Stonestreet Alexander Valley (California) Chardonnay, Upper Barn, 2007 ($65): Although I agree with most other wine critics that far too many California Chardonnays are far too oaky and far too huge, I am mighty glad that not every winemaker has followed the pendulum’s swing toward delicacy. A lavish Chardonnay can be pure delight. This Stonestreet Chardonnay provides that kind of treasure.
Stonestreet Alexander Mountain Estate, as the vineyards are properly known, is an extensive, extremely varied property on the western ridge of the Mayacamas Mountains, technically in the Alexander Valley AVA but really a mountain property, with vineyards at altitudes of 400 to 2400 feet. The estate is 5,100 acres in size but only 900 of those acres are vineyards. Those 900 acres divide into 235 individual plots of various altitudes, expositions and soils, mainly thin, low-nutrient soils that foster low yields. They share unusual extreme temperature patterns that can exceed 100° during some days, go down to 50° many nights or mornings, or remain warm at night, depending on the airflow. This is the former Gauer Ranch property, which Jess Jackson purchased in 1995 and expanded from its original 200 acres of vines. Block 48, the Upper Barn site, dates back to 1982 and is the oldest plot. It sits at 1800 feet above sea level.

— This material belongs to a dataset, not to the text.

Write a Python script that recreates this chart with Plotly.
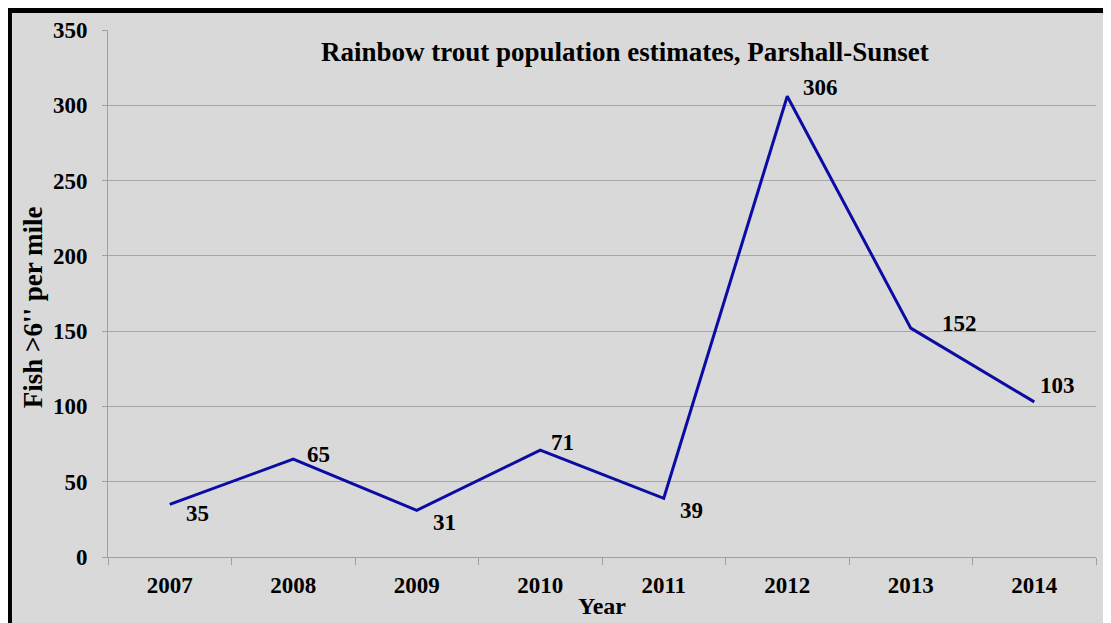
import plotly.graph_objects as go

years = ["2007", "2008", "2009", "2010", "2011", "2012", "2013", "2014"]
fish_per_mile = [35, 65, 31, 71, 39, 306, 152, 103]
# label offsets (pixels) relative to each point
label_dx = [28, 25, 28, 22, 28, 33, 49, 23]
label_dy = [-9, 5, -12, 8, -12, 9, 5, 16]
y_ticks = [0, 50, 100, 150, 200, 250, 300, 350]

FONT = "Liberation Serif"
fs = 23

fig = go.Figure()
fig.add_trace(go.Scatter(
    x=years, y=fish_per_mile, mode="lines",
    line=dict(color="#0c0ca4", width=3), hoverinfo="skip", showlegend=False,
))

for i, (v, dx, dy) in enumerate(zip(fish_per_mile, label_dx, label_dy)):
    fig.add_annotation(x=i, y=v, text=str(v), showarrow=False,
                       xanchor="center", yanchor="middle", xshift=dx, yshift=dy,
                       font=dict(family=FONT, size=fs, color="black", weight=700))

fig.add_annotation(xref="paper", yref="paper", x=0.523, y=0.958,
                   text="Rainbow trout population estimates, Parshall-Sunset",
                   showarrow=False, xanchor="center", yanchor="middle",
                   font=dict(family=FONT, size=27, color="black", weight=700))

# y-axis title
fig.add_annotation(xref="paper", yref="paper", x=-0.0759, y=0.474,
                   text="Fish >6'' per mile", textangle=-90,
                   showarrow=False, xanchor="center", yanchor="middle",
                   font=dict(family=FONT, size=27, color="black", weight=700))

# gray background inside black frame (frame visible at top/left)
fig.add_shape(type="rect", xref="paper", yref="paper", layer="below",
              x0=-0.0972, x1=1.2, y0=-0.3, y1=1.0323,
              fillcolor="#d9d9d9", line=dict(width=0))

fig.update_layout(
    width=1103, height=615,
    margin=dict(l=100, r=15, t=22, b=66),
    paper_bgcolor="black", plot_bgcolor="rgba(0,0,0,0)",
    font=dict(family=FONT, size=fs, color="black"),
)
fig.update_xaxes(
    type="category", range=[-0.5, 7.5], showgrid=False, automargin=False,
    showline=True, linecolor="#a0a0a0", linewidth=1,
    ticks="outside", tickson="boundaries", ticklen=7, tickcolor="#a0a0a0",
    tickfont=dict(family=FONT, size=fs, weight=700),
    ticklabelstandoff=7,
    title=dict(text="Year", font=dict(family=FONT, size=24, weight=700), standoff=0),
)
fig.update_yaxes(
    range=[0, 350], tickvals=y_ticks, showgrid=True, gridcolor="#a6a6a6",
    showline=True, linecolor="#a0a0a0", linewidth=1, zeroline=False, automargin=False,
    ticks="outside", ticklen=5, tickcolor="#a0a0a0",
    tickfont=dict(family=FONT, size=fs, weight=700),
    ticklabelstandoff=10,
)

fig.write_html("out.html")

I have always loved the texture of Stonestreet Chardonnays, which are silky, soft, and enveloping in the mouth. This splendid richness to me is the salient trait of the winery’s five Chardonnays -- the basic Alexander Valley bottling ($29) and four single-vineyard Chardonnays. In blind-tasting this Upper Barn Chardonnay, I was again taken by that luxurious texture, which in this case forms a striking contrast to the wine’s crisp acidity. The wine is quite full-bodied with high (14.5%) alcohol and it is dry, despite being so rich. The aromas and flavors are very complex, ranging from seductive notes of honey, butter, smoke, melon and ripe lemon on the nose to pineapple, citrus, stony minerality, mushroom and nutty notes in the mouth. But: Rich as they are, these aromatics are not flamboyant; within the huge structure of this wine, they are relatively restrained.

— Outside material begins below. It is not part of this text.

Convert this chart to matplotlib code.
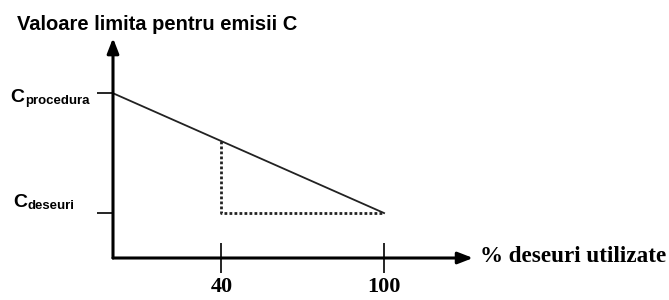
import matplotlib.pyplot as plt
import matplotlib.transforms as mtransforms

# data
x_limit = [0, 100]          # % deseuri utilizate
c_limit = [2.0, 1.0]        # C_procedura -> C_deseuri
x_dotted = [40, 40, 100]
c_dotted = [1.6, 1.0, 1.0]
x_ticks = [40, 100]
x_ticklabels = ["40", "100"]
y_ticks = [1.0, 2.0]
y_subscripts = ["deseuri", "procedura"]

xmin, xmax = 0, 132.8
ymin, ymax = 0.625, 2.46

fig = plt.figure(figsize=(6.69, 3.0), dpi=100)
ax = fig.add_axes([113 / 669, 0.14, (473 - 113) / 669, 0.733])
ax.set_xlim(xmin, xmax)
ax.set_ylim(ymin, ymax)
for s in ax.spines.values():
    s.set_visible(False)

# axes with arrows
arrow = dict(arrowstyle="-|>,head_length=0.9,head_width=0.35", color="black",
             lw=2.2, shrinkA=0, shrinkB=0)
ax.annotate("", xy=(xmax, ymin), xytext=(xmin, ymin), arrowprops=arrow,
            annotation_clip=False)
ax.annotate("", xy=(xmin, ymax), xytext=(xmin, ymin), arrowprops=arrow,
            annotation_clip=False)

# lines
ax.plot(x_limit, c_limit, color="#222222", lw=1.3)
ax.plot(x_dotted, c_dotted, color="#222222", lw=2.0, linestyle=(0, (1, 0.8)))

# ticks
ax.set_xticks(x_ticks)
ax.set_xticklabels(x_ticklabels, fontfamily="Liberation Serif",
                   fontweight="bold", fontsize=16)
ax.tick_params(axis="x", direction="inout", length=22, width=1.2, pad=3)
ax.set_yticks(y_ticks)
ax.set_yticklabels([])
ax.tick_params(axis="y", direction="out", length=11.5, width=1.2)

# y tick labels: C with subscript
blend = mtransforms.blended_transform_factory(fig.transFigure, ax.transData)
# (x of C px, x of subscript px, baseline shift px below tick)
label_pos = [(13.5, 28, -6), (10, 25, 9)]
for y, sub, (xc, xs, dy) in zip(y_ticks, y_subscripts, label_pos):
    tc = blend + mtransforms.ScaledTranslation(0, -dy / 100, fig.dpi_scale_trans)
    ts = blend + mtransforms.ScaledTranslation(0, -(dy + 1.5) / 100, fig.dpi_scale_trans)
    ax.text(xc / 669, y, "C", transform=tc, fontfamily="Liberation Sans",
            fontweight="bold", fontsize=14, ha="left", va="baseline")
    ax.text(xs / 669, y, sub, transform=ts, fontfamily="Liberation Sans",
            fontweight="bold", fontsize=9.5, ha="left", va="baseline")

# labels
fig.text(17 / 669, 1 - 25 / 300, "Valoare limita pentru emisii C",
         fontfamily="Liberation Sans", fontweight="bold", fontsize=14.5,
         ha="left", va="center")
fig.text(480 / 669, 1 - 257 / 300, "% deseuri utilizate",
         fontfamily="Liberation Serif", fontweight="bold", fontsize=16.7,
         ha="left", va="center")

plt.savefig("out.png", dpi=100)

Winemaker Graham Weerts believes that the lovely texture of his Chardonnays derives first from the impressive low-yield fruit that the vineyards give him -- in 2007, the Upper Barn site yielded 1.4 tons of grapes per acre -- and second, from a few key winemaking practices. These include the use of only free run juice from the whole-cluster pressing of the fruit, to minimize the phenolic content of the juice and wine; ambient yeast fermentation in barrel; and a gentle fining just before bottling to soften the oak’s impact in the wine’s taste. Other elements of the winemaking include complete malolactic fermentation, and 11 months of aging in French oak (50 percent new barrels).
In the end, the combination of gifted fruit and natural winemaking has resulted in a provocative and beautiful Chardonnay. Only 385 cases produced.